Anyways, following that first nail, I then made sure the angle matched up with the angle of the top piece of moulding, and then hammered a nail into the top, making sure it wouldn't interfere with the nail that would attach the two pieces together. After that, it was just time to put in the rest of the nails, with the help from a handsome kitty cat, who was very interested at what was going on, but promptly ran away as soon as he heard the hammer banging on the wall.
Following an alternating pattern, I hammered in the rest of the nails, so one on the left, then one on the right about 10" higher or lower, depending on the direction you are going.
After putting in the nails, I realized that I didn't have a Nail Set tool, which is the tool that is typically used to countersink the heads of the nails. But, I got creative, and instead, I used a star-bit that was just smaller than the head of the nails so that I wouldn't mark up the moulding any more than the nails already had. So, don't feel the need to buy one of those tools if you don't have one, especially if you will only have one project to use it on.

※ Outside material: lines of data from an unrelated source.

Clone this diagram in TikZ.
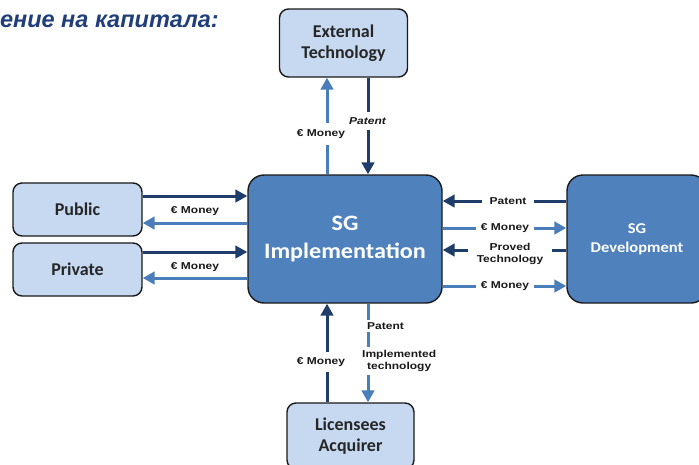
\documentclass[tikz,border=0pt]{standalone}
\usepackage{fontspec}
\setmainfont{Carlito}
\newfontfamily\labfont[FakeStretch=1.2]{Liberation Sans}
\newfontfamily\titlefont{Liberation Sans}
\newfontfamily\sgfont[FakeStretch=1.1]{Carlito}
\usetikzlibrary{arrows.meta}
\definecolor{darkarr}{HTML}{1F3D6B}
\definecolor{lightarr}{HTML}{4A7EBB}
\definecolor{boxfill}{HTML}{C6D9F1}
\definecolor{sgfill}{HTML}{4F81BD}
\definecolor{boxline}{HTML}{1A1A1A}
\definecolor{titleblue}{HTML}{1F3E7A}
\begin{document}
\begin{tikzpicture}[x=1pt,y=-1pt,
  lbox/.style={draw=boxline, line width=1.4pt, fill=boxfill, rounded corners=9pt, align=center,
    font=\fontsize{18}{21}\selectfont\bfseries, text=black!85},
  sgbox/.style={draw=boxline, line width=1.4pt, fill=sgfill, rounded corners=16pt, align=center, text=white},
  darr/.style={draw=darkarr, line width=3pt, -{Triangle[length=12pt,width=12.5pt]}},
  larr/.style={draw=lightarr, line width=3pt, -{Triangle[length=12pt,width=12.5pt]}},
  lab/.style={fill=white, inner sep=2pt, align=center, text=black!90,
    font=\labfont\bfseries\fontsize{10}{12}\selectfont},
]
\useasboundingbox (0,0) rectangle (699,464);
\fill[white] (0,0) rectangle (699,464);
\clip (0,0) rectangle (699,464);

\node[anchor=base east, inner sep=0, text=titleblue,
  font=\titlefont\bfseries\itshape\fontsize{23.5}{27}\selectfont] (title) at (219,27) {ение на капитала:};

\node[lbox, minimum width=128pt, minimum height=68pt] (ext) at (343.5,43) {External\\Technology};
\node[sgbox, minimum width=194pt, minimum height=128pt,
  font=\sgfont\bfseries\fontsize{22}{28}\selectfont] (sgi) at (345,239) {SG\\Implementation};
\node[lbox, minimum width=129pt, minimum height=53pt] (pub) at (77.5,209.5) {Public};
\node[lbox, minimum width=129pt, minimum height=53pt] (pri) at (77.5,269.5) {Private};
\node[sgbox, minimum width=140pt, minimum height=128pt,
  font=\sgfont\bfseries\fontsize{15}{19}\selectfont] (sgd) at (637,239) {SG\\Development};
\node[lbox, minimum width=127pt, minimum height=66pt] (lic) at (350.5,436) {Licensees\\Acquirer};

\coordinate (cA) at (327,0);
\coordinate (cB) at (368,0);
\coordinate (cC) at (327,0);
\coordinate (r1) at (0,196);
\coordinate (r2) at (0,223);
\coordinate (r3) at (0,252);
\coordinate (r4) at (0,278);
\coordinate (s1) at (0,201);
\coordinate (s2) at (0,228);
\coordinate (s3) at (0,250);
\coordinate (s4) at (0,286);

% top
\draw[larr] (sgi.north -| cA) -- (ext.south -| cA);
\draw[darr] (ext.south -| cB) -- (sgi.north -| cB);
\node[lab, inner ysep=6pt] (l1) at (321,134) {€ Money};
\node[lab, inner ysep=6pt, font=\labfont\bfseries\itshape\fontsize{10}{12}\selectfont] (l2) at (367.5,121) {Patent};

% left
\draw[darr] (pub.east |- r1) -- (sgi.west |- r1);
\draw[larr] (sgi.west |- r2) -- (pub.east |- r2);
\node[lab, fill=none] (l3) at (195,211) {€ Money};
\draw[darr] (pri.east |- r3) -- (sgi.west |- r3);
\draw[larr] (sgi.west |- r4) -- (pri.east |- r4);
\node[lab, fill=none] (l4) at (195,267) {€ Money};

% right
\draw[darr] (sgd.west |- s1) -- (sgi.east |- s1);
\node[lab, inner xsep=8pt] (l5) at (508,201) {Patent};
\draw[larr] (sgi.east |- s2) -- (sgd.west |- s2);
\node[lab, inner xsep=5pt] (l6) at (505,228) {€ Money};
\draw[darr] (sgd.west |- s3) -- (sgi.east |- s3);
\node[lab, inner xsep=9pt, inner ysep=1pt] (l7) at (510,254) {Proved\\Technology};
\draw[larr] (sgi.east |- s4) -- (sgd.west |- s4);
\node[lab, inner xsep=5pt] (l8) at (505,286) {€ Money};

% bottom
\draw[darr] (lic.north -| cC) -- (sgi.south -| cC);
\node[lab, inner ysep=5pt] (l9) at (321,362) {€ Money};
\draw[larr] (sgi.south -| cB) -- (lic.north -| cB);
\node[lab, anchor=west, inner ysep=3pt] (l10) at (365,326) {Patent};
\node[lab, anchor=west, inner ysep=3pt] (l11) at (360,361) {Implemented\\technology};
\end{tikzpicture}
\end{document}
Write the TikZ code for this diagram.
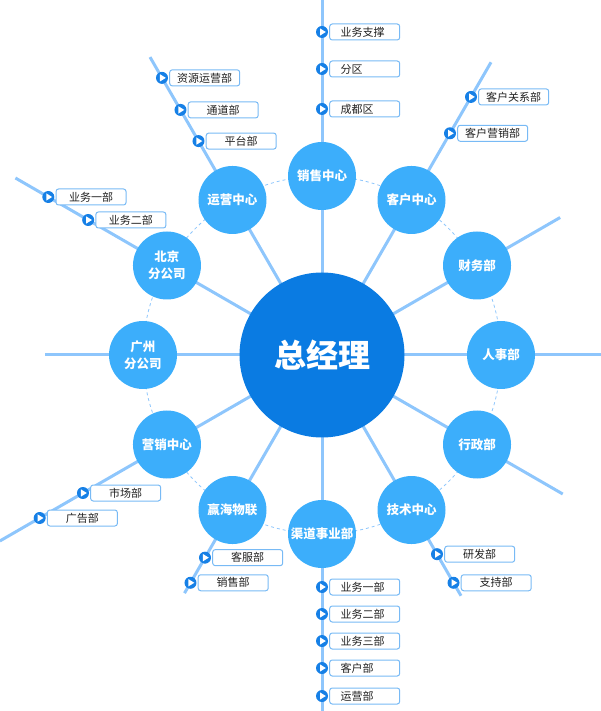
\documentclass[tikz,border=0pt]{standalone}
\usepackage{fontspec}
\setmainfont{Noto Sans CJK SC}
\usepackage{xcolor}
\usetikzlibrary{calc,positioning,backgrounds}
\definecolor{hubc}{HTML}{0A7BE2}
\definecolor{deptc}{HTML}{3CAEFB}
\definecolor{linec}{HTML}{8EC6FC}
\definecolor{dotc}{HTML}{1680E6}
\definecolor{boxc}{HTML}{78BAF5}
\definecolor{txtc}{HTML}{222222}
\tikzset{
  hub/.style={circle,fill=hubc,minimum size=165pt,inner sep=0pt,text=white,font=\bfseries\fontsize{32}{34}\selectfont},
  dept/.style={circle,fill=deptc,minimum size=68pt,inner sep=0pt,text=white,align=center,font=\bfseries\fontsize{12.5}{17}\selectfont},
  spoke/.style={linec,line width=3pt},
  ring/.style={linec,dashed,line width=0.8pt},
  playdot/.style={circle,fill=dotc,minimum size=12pt,inner sep=0pt,
    path picture={\fill[white] ($(path picture bounding box.center)+(-2pt,3.6pt)$) -- ++(5.8pt,-3.6pt) -- ++(-5.8pt,-3.6pt) -- cycle;}},
  subbox/.style={draw=boxc,line width=1pt,rounded corners=2.5pt,fill=white,minimum width=70pt,minimum height=16pt,inner sep=0pt,text=txtc,font=\fontsize{11}{12}\selectfont},
  subl/.style={subbox,text width=48pt,align=left}
}
\begin{document}
\begin{tikzpicture}[x=1pt,y=1pt]
\useasboundingbox (-322,-356) rectangle (278,355);
\node[hub] (gm) at (0,0) {总经理};
\foreach \a/\l/\t/\n in {90/360/销售中心/xs,60/338/客户中心/kh,30/275/财务部/cw,0/280/人事部/rs,
  -30/278/行政部/xz,-60/278/技术中心/js,-90/360/渠道事业部/qd,-120/275/赢海物联/yh,
  -150/372/营销中心/yx,180/277/{广州\\分公司}/gz,150/354/{北京\\分公司}/bj,120/344/运营中心/yy}{
  \node[dept] (\n) at (\a:179) {\t};
  \coordinate (\n-e) at (\a:\l);
}
\begin{pgfonlayer}{background}
\draw[ring] (gm.center) circle (179);
\foreach \n in {xs,kh,cw,rs,xz,js,qd,yh,yx,gz,bj,yy}
  \draw[spoke] (gm.center) -- (\n-e);
\end{pgfonlayer}
\foreach \a/\t/\s/\n in {90/323/业务支撑/xs1,90/286/分区/xs2,90/246/成都区/xs3,
  -90/232/业务一部/qd1,-90/259/业务二部/qd2,-90/286/业务三部/qd3,-90/313/客户部/qd4,-90/341/运营部/qd5}{
  \node[playdot] (\n) at (\a:\t) {};
  \node[subl,right=1pt of \n] (\n-b) {\s};
}
\foreach \a/\t/\s/\n in {120/320/资源运营部/yy1,120/283/通道部/yy2,120/247/平台部/yy3,
  150/316/业务一部/bj1,150/270/业务二部/bj2,60/298/客户关系部/kh1,60/256/客户营销部/kh2,
  -150/276/市场部/yx1,-150/326/广告部/yx2,-120/234/客服部/yh1,-120/263/销售部/yh2,
  -60/230/研发部/js1,-60/263/支持部/js2}{
  \node[playdot] (\n) at (\a:\t) {};
  \node[subbox,right=1pt of \n] (\n-b) {\s};
}
\end{tikzpicture}
\end{document}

And with just a few taps of this star-bit on the head of each nail, they were pushed just slightly further into the moulding so they could be caulked and painted over.
So with that, I pulled out my trim caulk, which actually dries clear, but shiny, and ran a bead along all the seams of the moulding. The caulk dries enough to paint within an hour, but I have yet to pull out my trim paint and get to work. But, for now, at least the trim is back up and we aren't staring at a rough looking door frame anymore. It's possible though, that I will break out the paint brush and trim paint tonight, since I'm tired of the nails showing through and the wood putty down at the bottom of the interior door frame from where the dog chewed it.
I am happy that I got to practice with this little project, and it was much easier than I anticipated. It was good to learn the steps, since I have plans to mimic the chair rail and wainscoting that is in the hallway for the living/dining room.
Have you had the need to replace your door moulding before? Have you ever installed an entirely new set of moulding? What problems did you end up with?